## TASK REQUIREMENTS:
Check every line of the material below for the string "What", and return the ones that have it.

[Rows from a dataset of charts and code]

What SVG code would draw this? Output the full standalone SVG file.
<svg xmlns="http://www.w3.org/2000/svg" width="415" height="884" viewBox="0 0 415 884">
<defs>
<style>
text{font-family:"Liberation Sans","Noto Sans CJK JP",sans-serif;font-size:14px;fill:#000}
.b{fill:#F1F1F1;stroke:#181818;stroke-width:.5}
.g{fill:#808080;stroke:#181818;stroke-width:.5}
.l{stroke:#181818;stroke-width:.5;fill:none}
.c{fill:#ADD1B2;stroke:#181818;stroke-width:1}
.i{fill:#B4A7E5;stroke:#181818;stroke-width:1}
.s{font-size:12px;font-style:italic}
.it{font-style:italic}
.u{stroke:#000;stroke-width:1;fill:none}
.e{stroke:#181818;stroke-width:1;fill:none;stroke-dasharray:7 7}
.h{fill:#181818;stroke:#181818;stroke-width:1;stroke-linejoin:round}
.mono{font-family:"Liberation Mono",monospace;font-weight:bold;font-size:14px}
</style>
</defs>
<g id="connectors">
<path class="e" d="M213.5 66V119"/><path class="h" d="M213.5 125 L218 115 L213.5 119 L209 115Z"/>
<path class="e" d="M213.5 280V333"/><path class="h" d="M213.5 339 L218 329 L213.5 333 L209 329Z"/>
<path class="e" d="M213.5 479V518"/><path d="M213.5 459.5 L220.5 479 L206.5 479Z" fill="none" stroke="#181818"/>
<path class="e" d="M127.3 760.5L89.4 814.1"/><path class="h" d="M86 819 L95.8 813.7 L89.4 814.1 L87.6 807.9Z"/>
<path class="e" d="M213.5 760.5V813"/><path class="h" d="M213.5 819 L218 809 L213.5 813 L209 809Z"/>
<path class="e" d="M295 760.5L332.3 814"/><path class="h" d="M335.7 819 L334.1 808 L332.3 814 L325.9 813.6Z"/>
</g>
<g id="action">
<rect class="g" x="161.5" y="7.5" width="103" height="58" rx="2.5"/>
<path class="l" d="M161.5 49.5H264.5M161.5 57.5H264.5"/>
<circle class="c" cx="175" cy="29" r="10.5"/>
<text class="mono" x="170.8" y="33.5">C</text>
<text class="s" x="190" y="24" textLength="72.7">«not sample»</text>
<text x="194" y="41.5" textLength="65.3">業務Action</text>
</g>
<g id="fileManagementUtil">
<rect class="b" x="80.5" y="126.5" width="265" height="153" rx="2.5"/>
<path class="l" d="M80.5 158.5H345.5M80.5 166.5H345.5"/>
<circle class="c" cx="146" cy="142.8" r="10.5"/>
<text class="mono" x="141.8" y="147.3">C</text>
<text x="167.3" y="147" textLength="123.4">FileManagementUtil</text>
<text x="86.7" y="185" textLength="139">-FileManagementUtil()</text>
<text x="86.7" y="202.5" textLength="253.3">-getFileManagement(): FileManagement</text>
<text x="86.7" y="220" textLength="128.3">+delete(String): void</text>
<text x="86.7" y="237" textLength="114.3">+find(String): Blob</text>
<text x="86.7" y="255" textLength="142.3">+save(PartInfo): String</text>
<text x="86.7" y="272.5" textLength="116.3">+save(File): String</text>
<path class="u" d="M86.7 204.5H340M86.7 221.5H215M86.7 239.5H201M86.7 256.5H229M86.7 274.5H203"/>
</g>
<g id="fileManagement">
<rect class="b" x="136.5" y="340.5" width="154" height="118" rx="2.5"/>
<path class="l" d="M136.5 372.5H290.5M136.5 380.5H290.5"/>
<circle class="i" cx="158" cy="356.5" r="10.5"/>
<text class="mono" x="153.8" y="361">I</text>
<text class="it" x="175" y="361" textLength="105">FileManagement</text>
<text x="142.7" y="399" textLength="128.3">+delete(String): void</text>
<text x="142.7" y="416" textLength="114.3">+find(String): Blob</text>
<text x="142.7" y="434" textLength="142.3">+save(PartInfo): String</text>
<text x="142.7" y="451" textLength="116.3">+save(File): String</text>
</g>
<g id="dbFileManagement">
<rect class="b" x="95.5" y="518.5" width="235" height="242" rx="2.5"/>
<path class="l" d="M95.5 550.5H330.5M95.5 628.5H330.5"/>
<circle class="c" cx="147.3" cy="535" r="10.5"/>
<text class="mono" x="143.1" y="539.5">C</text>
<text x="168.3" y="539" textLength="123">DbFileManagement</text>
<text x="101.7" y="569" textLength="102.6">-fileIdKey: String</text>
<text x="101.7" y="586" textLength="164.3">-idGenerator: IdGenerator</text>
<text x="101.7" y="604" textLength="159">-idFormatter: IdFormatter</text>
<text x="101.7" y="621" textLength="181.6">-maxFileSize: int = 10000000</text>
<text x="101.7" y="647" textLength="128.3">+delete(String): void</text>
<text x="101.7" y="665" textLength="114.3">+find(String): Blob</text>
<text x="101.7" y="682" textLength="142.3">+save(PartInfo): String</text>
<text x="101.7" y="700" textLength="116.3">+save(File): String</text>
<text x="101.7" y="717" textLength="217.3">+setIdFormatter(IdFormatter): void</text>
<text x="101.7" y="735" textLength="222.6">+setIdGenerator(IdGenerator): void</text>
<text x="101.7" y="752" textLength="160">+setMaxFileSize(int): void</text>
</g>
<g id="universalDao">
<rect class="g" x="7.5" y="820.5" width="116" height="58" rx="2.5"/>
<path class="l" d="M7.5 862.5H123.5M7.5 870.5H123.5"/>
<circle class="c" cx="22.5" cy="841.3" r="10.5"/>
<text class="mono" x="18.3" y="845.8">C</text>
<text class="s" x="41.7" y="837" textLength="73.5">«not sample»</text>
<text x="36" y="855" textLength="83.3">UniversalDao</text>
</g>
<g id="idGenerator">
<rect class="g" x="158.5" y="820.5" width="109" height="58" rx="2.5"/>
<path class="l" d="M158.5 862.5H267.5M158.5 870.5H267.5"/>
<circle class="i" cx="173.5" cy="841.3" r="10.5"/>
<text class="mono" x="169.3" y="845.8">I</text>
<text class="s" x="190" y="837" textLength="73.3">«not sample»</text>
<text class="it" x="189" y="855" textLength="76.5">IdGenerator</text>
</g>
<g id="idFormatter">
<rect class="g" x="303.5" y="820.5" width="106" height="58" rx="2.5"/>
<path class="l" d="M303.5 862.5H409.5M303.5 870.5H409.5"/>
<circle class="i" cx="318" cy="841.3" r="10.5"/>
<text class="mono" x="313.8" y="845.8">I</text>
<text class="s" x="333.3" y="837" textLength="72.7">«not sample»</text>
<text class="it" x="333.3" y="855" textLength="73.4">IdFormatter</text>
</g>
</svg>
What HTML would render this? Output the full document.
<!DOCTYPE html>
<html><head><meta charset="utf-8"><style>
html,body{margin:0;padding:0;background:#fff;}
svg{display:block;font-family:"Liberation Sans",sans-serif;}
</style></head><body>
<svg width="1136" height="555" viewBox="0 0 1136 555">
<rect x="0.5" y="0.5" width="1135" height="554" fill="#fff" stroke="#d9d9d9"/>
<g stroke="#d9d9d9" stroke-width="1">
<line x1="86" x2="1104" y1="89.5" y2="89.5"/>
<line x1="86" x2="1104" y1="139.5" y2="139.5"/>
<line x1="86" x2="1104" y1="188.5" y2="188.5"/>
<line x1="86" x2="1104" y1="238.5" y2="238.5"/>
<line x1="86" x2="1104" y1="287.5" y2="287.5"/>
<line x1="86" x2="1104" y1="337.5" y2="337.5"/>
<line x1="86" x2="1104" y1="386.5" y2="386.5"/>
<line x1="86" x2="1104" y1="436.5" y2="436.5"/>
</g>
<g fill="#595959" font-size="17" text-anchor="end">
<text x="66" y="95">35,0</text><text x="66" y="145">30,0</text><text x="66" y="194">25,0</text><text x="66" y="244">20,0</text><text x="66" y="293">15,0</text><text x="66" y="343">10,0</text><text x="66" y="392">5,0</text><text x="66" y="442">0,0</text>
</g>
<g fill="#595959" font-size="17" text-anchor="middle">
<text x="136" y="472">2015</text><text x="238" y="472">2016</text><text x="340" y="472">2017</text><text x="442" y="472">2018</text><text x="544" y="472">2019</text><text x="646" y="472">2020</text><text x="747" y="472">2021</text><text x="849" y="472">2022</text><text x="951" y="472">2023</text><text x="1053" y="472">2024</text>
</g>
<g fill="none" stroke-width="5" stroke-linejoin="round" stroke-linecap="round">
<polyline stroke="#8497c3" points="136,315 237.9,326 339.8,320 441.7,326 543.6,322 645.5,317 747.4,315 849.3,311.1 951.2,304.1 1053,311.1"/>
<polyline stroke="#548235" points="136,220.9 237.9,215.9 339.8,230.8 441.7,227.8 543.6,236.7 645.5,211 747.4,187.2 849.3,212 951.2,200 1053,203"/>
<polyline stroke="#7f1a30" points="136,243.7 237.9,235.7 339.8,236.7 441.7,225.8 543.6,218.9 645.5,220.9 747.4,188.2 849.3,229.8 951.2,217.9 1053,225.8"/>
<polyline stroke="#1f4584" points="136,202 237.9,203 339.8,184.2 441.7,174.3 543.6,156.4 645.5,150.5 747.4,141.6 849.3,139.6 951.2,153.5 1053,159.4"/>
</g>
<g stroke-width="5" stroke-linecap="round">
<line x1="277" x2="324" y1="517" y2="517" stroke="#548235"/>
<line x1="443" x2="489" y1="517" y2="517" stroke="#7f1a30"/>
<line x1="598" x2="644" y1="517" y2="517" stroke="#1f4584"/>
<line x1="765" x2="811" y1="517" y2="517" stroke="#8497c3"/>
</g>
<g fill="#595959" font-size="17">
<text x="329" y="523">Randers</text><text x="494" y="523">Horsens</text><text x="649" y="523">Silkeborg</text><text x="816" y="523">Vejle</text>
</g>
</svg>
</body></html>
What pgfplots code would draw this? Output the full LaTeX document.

## EXPECTED OUTPUT:
What SVG code would draw this? Output the full standalone SVG file.
What HTML would render this? Output the full document.
What pgfplots code would draw this? Output the full LaTeX document.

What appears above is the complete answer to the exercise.